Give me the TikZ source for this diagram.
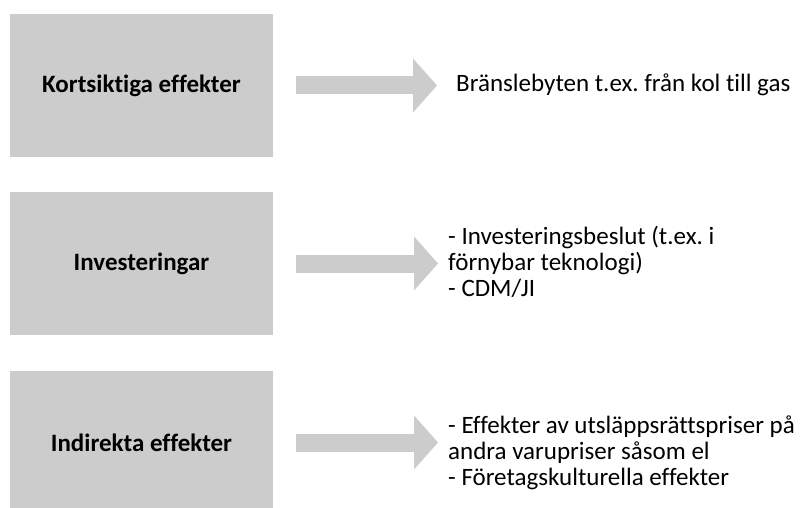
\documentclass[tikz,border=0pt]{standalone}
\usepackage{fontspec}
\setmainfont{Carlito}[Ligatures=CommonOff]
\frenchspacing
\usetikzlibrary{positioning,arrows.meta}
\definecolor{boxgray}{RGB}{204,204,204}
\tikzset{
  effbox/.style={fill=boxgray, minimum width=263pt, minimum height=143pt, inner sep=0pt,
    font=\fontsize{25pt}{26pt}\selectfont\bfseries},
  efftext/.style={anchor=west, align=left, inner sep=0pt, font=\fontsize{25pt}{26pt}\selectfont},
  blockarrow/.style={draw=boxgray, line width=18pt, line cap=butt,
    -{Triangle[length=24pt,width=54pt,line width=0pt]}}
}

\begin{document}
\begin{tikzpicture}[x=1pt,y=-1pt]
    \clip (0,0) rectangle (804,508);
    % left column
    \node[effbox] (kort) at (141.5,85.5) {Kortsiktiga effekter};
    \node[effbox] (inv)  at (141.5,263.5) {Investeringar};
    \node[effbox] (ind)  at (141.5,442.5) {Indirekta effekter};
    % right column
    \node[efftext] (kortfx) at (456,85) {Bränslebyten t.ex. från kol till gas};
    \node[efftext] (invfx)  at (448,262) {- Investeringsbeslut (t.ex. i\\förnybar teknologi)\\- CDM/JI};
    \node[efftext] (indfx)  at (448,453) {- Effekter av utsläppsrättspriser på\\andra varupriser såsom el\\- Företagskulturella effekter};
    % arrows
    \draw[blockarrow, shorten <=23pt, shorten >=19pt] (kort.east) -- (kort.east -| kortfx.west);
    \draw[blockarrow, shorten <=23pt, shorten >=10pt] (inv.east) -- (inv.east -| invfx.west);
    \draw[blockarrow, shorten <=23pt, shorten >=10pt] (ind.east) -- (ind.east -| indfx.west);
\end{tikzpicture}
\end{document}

•••••

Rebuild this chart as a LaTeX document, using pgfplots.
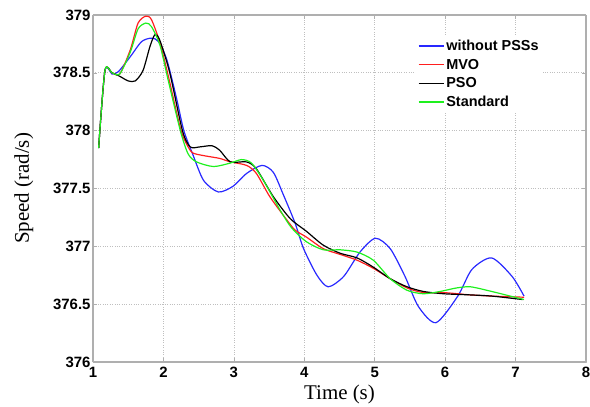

•••••

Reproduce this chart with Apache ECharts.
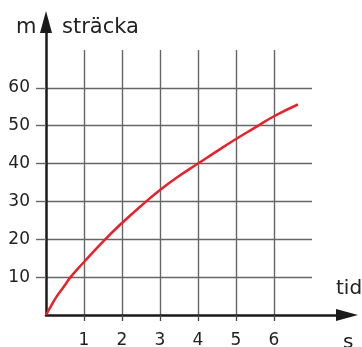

•••••

> [TASK DETAILS] Give only the number of lines in the material above where the string "chart" appears.

> [RESPONSE BELOW] 2